Set exercise. Extract each line of the material that follows exactly and omit its pictures.

Data lines.
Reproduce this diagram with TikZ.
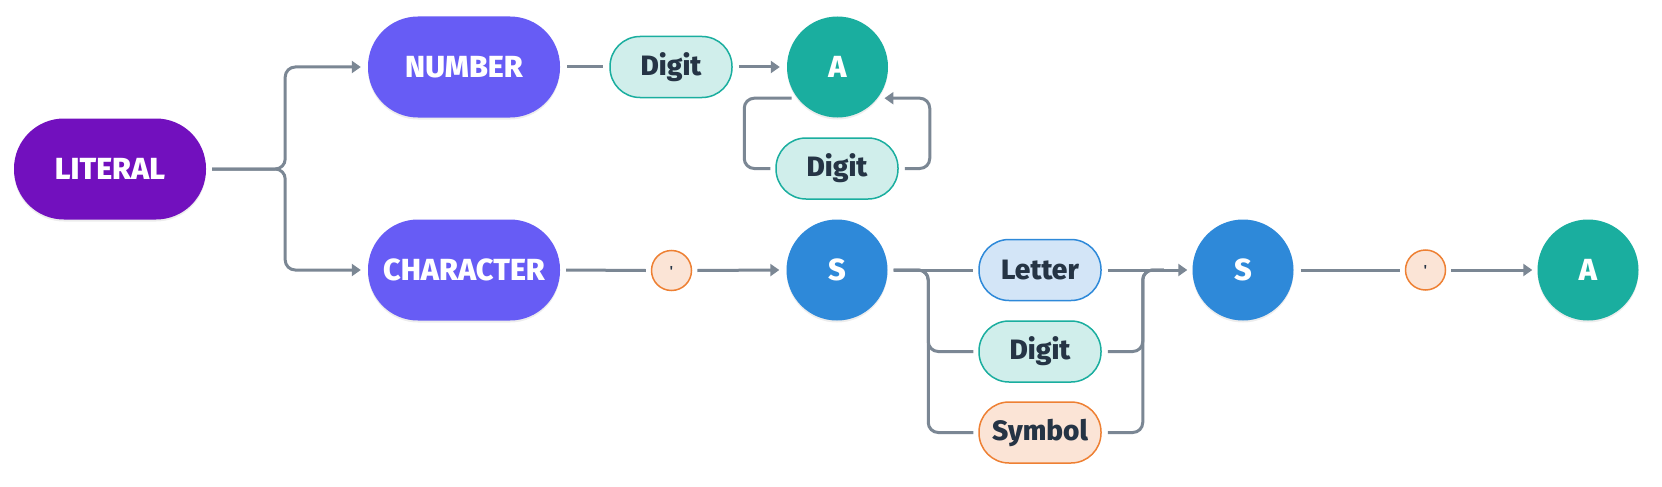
\documentclass[tikz,border=0pt]{standalone}
\usepackage{fontspec}
\setmainfont{Fira Sans}[BoldFont={Fira Sans ExtraBold}]
\newfontfamily\plainf{Fira Sans}
\usetikzlibrary{arrows.meta,shadows}
\definecolor{litc}{HTML}{7210BE}
\definecolor{catc}{HTML}{675CF5}
\definecolor{tealc}{HTML}{1AAE9F}
\definecolor{bluec}{HTML}{2E89D9}
\definecolor{digf}{HTML}{D0EEEB}
\definecolor{letf}{HTML}{D3E5F7}
\definecolor{symf}{HTML}{FBE4D6}
\definecolor{orc}{HTML}{EE8033}
\definecolor{linec}{HTML}{7B8794}
\definecolor{txtc}{HTML}{253445}
\begin{document}
\begin{tikzpicture}[x=1pt,y=-1pt,
  shad/.style={drop shadow={shadow xshift=0pt,shadow yshift=-2pt,opacity=0.07,fill=black}},
  big/.style={rectangle,rounded corners=50pt,minimum width=192pt,minimum height=101pt,
    inner sep=0pt,text=white,font=\fontsize{30.5}{36}\selectfont\bfseries,shad},
  circ/.style={circle,minimum size=101pt,inner sep=0pt,text=white,
    font=\fontsize{30.5}{36}\selectfont\bfseries,shad},
  pill/.style={rectangle,rounded corners=30pt,minimum width=122pt,minimum height=61pt,
    inner sep=0pt,line width=1.5pt,text=txtc,font=\fontsize{28}{34}\selectfont\bfseries},
  digitpill/.style={pill,draw=tealc,fill=digf},
  letterpill/.style={pill,draw=bluec,fill=letf},
  symbolpill/.style={pill,draw=orc,fill=symf},
  quotedot/.style={circle,minimum size=40pt,inner sep=0pt,draw=orc,fill=symf,line width=1.5pt,
    text=txtc,font=\plainf\fontsize{13}{13}\selectfont\bfseries},
  conn/.style={draw=linec,line width=3pt,rounded corners=10pt},
  arr/.style={conn,-{Triangle[length=9pt,width=12pt]}},
]
\useasboundingbox (0,0) rectangle (1662,487);
\fill[white] (0,0) rectangle (1662,487);

% nodes
\node[big,fill=litc] (lit) at (110,169) {LITERAL};
\node[big,fill=catc] (num) at (464,67) {NUMBER};
\node[big,fill=catc] (chr) at (464,270) {CHARACTER};
\node[digitpill] (dig1) at (671,67) {Digit};
\node[circ,fill=tealc] (a1) at (837.5,67) {A};
\node[digitpill] (dig2) at (837,168.5) {Digit};
\node[quotedot] (q1) at (671.5,270.5) {'};
\node[circ,fill=bluec] (s1) at (837,270) {S};
\node[letterpill] (let) at (1040,270) {Letter};
\node[digitpill] (dig3) at (1040,351.5) {Digit};
\node[symbolpill] (sym) at (1040,432.5) {Symbol};
\node[circ,fill=bluec] (s2) at (1243,270) {S};
\node[quotedot] (q2) at (1425.5,270) {'};
\node[circ,fill=tealc] (a2) at (1588,270) {A};

% LITERAL branches
\draw[arr] ([xshift=6pt]lit.east) -- ([xshift=79pt]lit.east) |- ([xshift=-7pt]num.west);
\draw[arr] ([xshift=6pt]lit.east) -- ([xshift=79pt]lit.east) |- ([xshift=-7pt]chr.west);

% NUMBER row
\draw[conn] ([xshift=7pt]num.east) -- ([xshift=-6pt]dig1.west);
\draw[arr] ([xshift=6pt]dig1.east) -- ([xshift=-7pt]a1.west);
\draw[conn] ([xshift=-6pt]a1.218) -| ([xshift=-31pt]dig2.west) -- ([xshift=-5pt]dig2.west);
\draw[arr] ([xshift=6pt]dig2.east) -- ([xshift=31pt]dig2.east) |- ([xshift=7pt]a1.322);

% CHARACTER row
\draw[conn] ([xshift=6pt]chr.east) -- ([xshift=-5pt]q1.west);
\draw[arr] ([xshift=5pt]q1.east) -- ([xshift=-7pt]s1.west);
\draw[conn] ([xshift=6pt]s1.east) -- ([xshift=-5pt]let.west);
\draw[conn] ([xshift=6pt]s1.east) -- ([xshift=-50pt]let.west) |- ([xshift=-5pt]dig3.west);
\draw[conn] ([xshift=6pt]s1.east) -- ([xshift=-50pt]let.west) |- ([xshift=-5pt]sym.west);
\draw[arr] ([xshift=6pt]let.east) -- ([xshift=-5pt]s2.west);
\draw[conn] ([xshift=6pt]dig3.east) -| ([xshift=41pt]let.east) -- ([xshift=62pt]let.east);
\draw[conn] ([xshift=6pt]sym.east) -| ([xshift=41pt]let.east) -- ([xshift=62pt]let.east);
\draw[conn] ([xshift=7pt]s2.east) -- ([xshift=-5pt]q2.west);
\draw[arr] ([xshift=5pt]q2.east) -- ([xshift=-5pt]a2.west);
\end{tikzpicture}
\end{document}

Exercise output.
Reproduce this diagram with TikZ.
\documentclass[tikz,border=0pt]{standalone}
\usepackage{fontspec}
\setmainfont{Fira Sans}[BoldFont={Fira Sans ExtraBold}]
\newfontfamily\plainf{Fira Sans}
\usetikzlibrary{arrows.meta,shadows}
\definecolor{litc}{HTML}{7210BE}
\definecolor{catc}{HTML}{675CF5}
\definecolor{tealc}{HTML}{1AAE9F}
\definecolor{bluec}{HTML}{2E89D9}
\definecolor{digf}{HTML}{D0EEEB}
\definecolor{letf}{HTML}{D3E5F7}
\definecolor{symf}{HTML}{FBE4D6}
\definecolor{orc}{HTML}{EE8033}
\definecolor{linec}{HTML}{7B8794}
\definecolor{txtc}{HTML}{253445}
\begin{document}
\begin{tikzpicture}[x=1pt,y=-1pt,
  shad/.style={drop shadow={shadow xshift=0pt,shadow yshift=-2pt,opacity=0.07,fill=black}},
  big/.style={rectangle,rounded corners=50pt,minimum width=192pt,minimum height=101pt,
    inner sep=0pt,text=white,font=\fontsize{30.5}{36}\selectfont\bfseries,shad},
  circ/.style={circle,minimum size=101pt,inner sep=0pt,text=white,
    font=\fontsize{30.5}{36}\selectfont\bfseries,shad},
  pill/.style={rectangle,rounded corners=30pt,minimum width=122pt,minimum height=61pt,
    inner sep=0pt,line width=1.5pt,text=txtc,font=\fontsize{28}{34}\selectfont\bfseries},
  digitpill/.style={pill,draw=tealc,fill=digf},
  letterpill/.style={pill,draw=bluec,fill=letf},
  symbolpill/.style={pill,draw=orc,fill=symf},
  quotedot/.style={circle,minimum size=40pt,inner sep=0pt,draw=orc,fill=symf,line width=1.5pt,
    text=txtc,font=\plainf\fontsize{13}{13}\selectfont\bfseries},
  conn/.style={draw=linec,line width=3pt,rounded corners=10pt},
  arr/.style={conn,-{Triangle[length=9pt,width=12pt]}},
]
\useasboundingbox (0,0) rectangle (1662,487);
\fill[white] (0,0) rectangle (1662,487);

% nodes
\node[big,fill=litc] (lit) at (110,169) {LITERAL};
\node[big,fill=catc] (num) at (464,67) {NUMBER};
\node[big,fill=catc] (chr) at (464,270) {CHARACTER};
\node[digitpill] (dig1) at (671,67) {Digit};
\node[circ,fill=tealc] (a1) at (837.5,67) {A};
\node[digitpill] (dig2) at (837,168.5) {Digit};
\node[quotedot] (q1) at (671.5,270.5) {'};
\node[circ,fill=bluec] (s1) at (837,270) {S};
\node[letterpill] (let) at (1040,270) {Letter};
\node[digitpill] (dig3) at (1040,351.5) {Digit};
\node[symbolpill] (sym) at (1040,432.5) {Symbol};
\node[circ,fill=bluec] (s2) at (1243,270) {S};
\node[quotedot] (q2) at (1425.5,270) {'};
\node[circ,fill=tealc] (a2) at (1588,270) {A};

% LITERAL branches
\draw[arr] ([xshift=6pt]lit.east) -- ([xshift=79pt]lit.east) |- ([xshift=-7pt]num.west);
\draw[arr] ([xshift=6pt]lit.east) -- ([xshift=79pt]lit.east) |- ([xshift=-7pt]chr.west);

% NUMBER row
\draw[conn] ([xshift=7pt]num.east) -- ([xshift=-6pt]dig1.west);
\draw[arr] ([xshift=6pt]dig1.east) -- ([xshift=-7pt]a1.west);
\draw[conn] ([xshift=-6pt]a1.218) -| ([xshift=-31pt]dig2.west) -- ([xshift=-5pt]dig2.west);
\draw[arr] ([xshift=6pt]dig2.east) -- ([xshift=31pt]dig2.east) |- ([xshift=7pt]a1.322);

% CHARACTER row
\draw[conn] ([xshift=6pt]chr.east) -- ([xshift=-5pt]q1.west);
\draw[arr] ([xshift=5pt]q1.east) -- ([xshift=-7pt]s1.west);
\draw[conn] ([xshift=6pt]s1.east) -- ([xshift=-5pt]let.west);
\draw[conn] ([xshift=6pt]s1.east) -- ([xshift=-50pt]let.west) |- ([xshift=-5pt]dig3.west);
\draw[conn] ([xshift=6pt]s1.east) -- ([xshift=-50pt]let.west) |- ([xshift=-5pt]sym.west);
\draw[arr] ([xshift=6pt]let.east) -- ([xshift=-5pt]s2.west);
\draw[conn] ([xshift=6pt]dig3.east) -| ([xshift=41pt]let.east) -- ([xshift=62pt]let.east);
\draw[conn] ([xshift=6pt]sym.east) -| ([xshift=41pt]let.east) -- ([xshift=62pt]let.east);
\draw[conn] ([xshift=7pt]s2.east) -- ([xshift=-5pt]q2.west);
\draw[arr] ([xshift=5pt]q2.east) -- ([xshift=-5pt]a2.west);
\end{tikzpicture}
\end{document}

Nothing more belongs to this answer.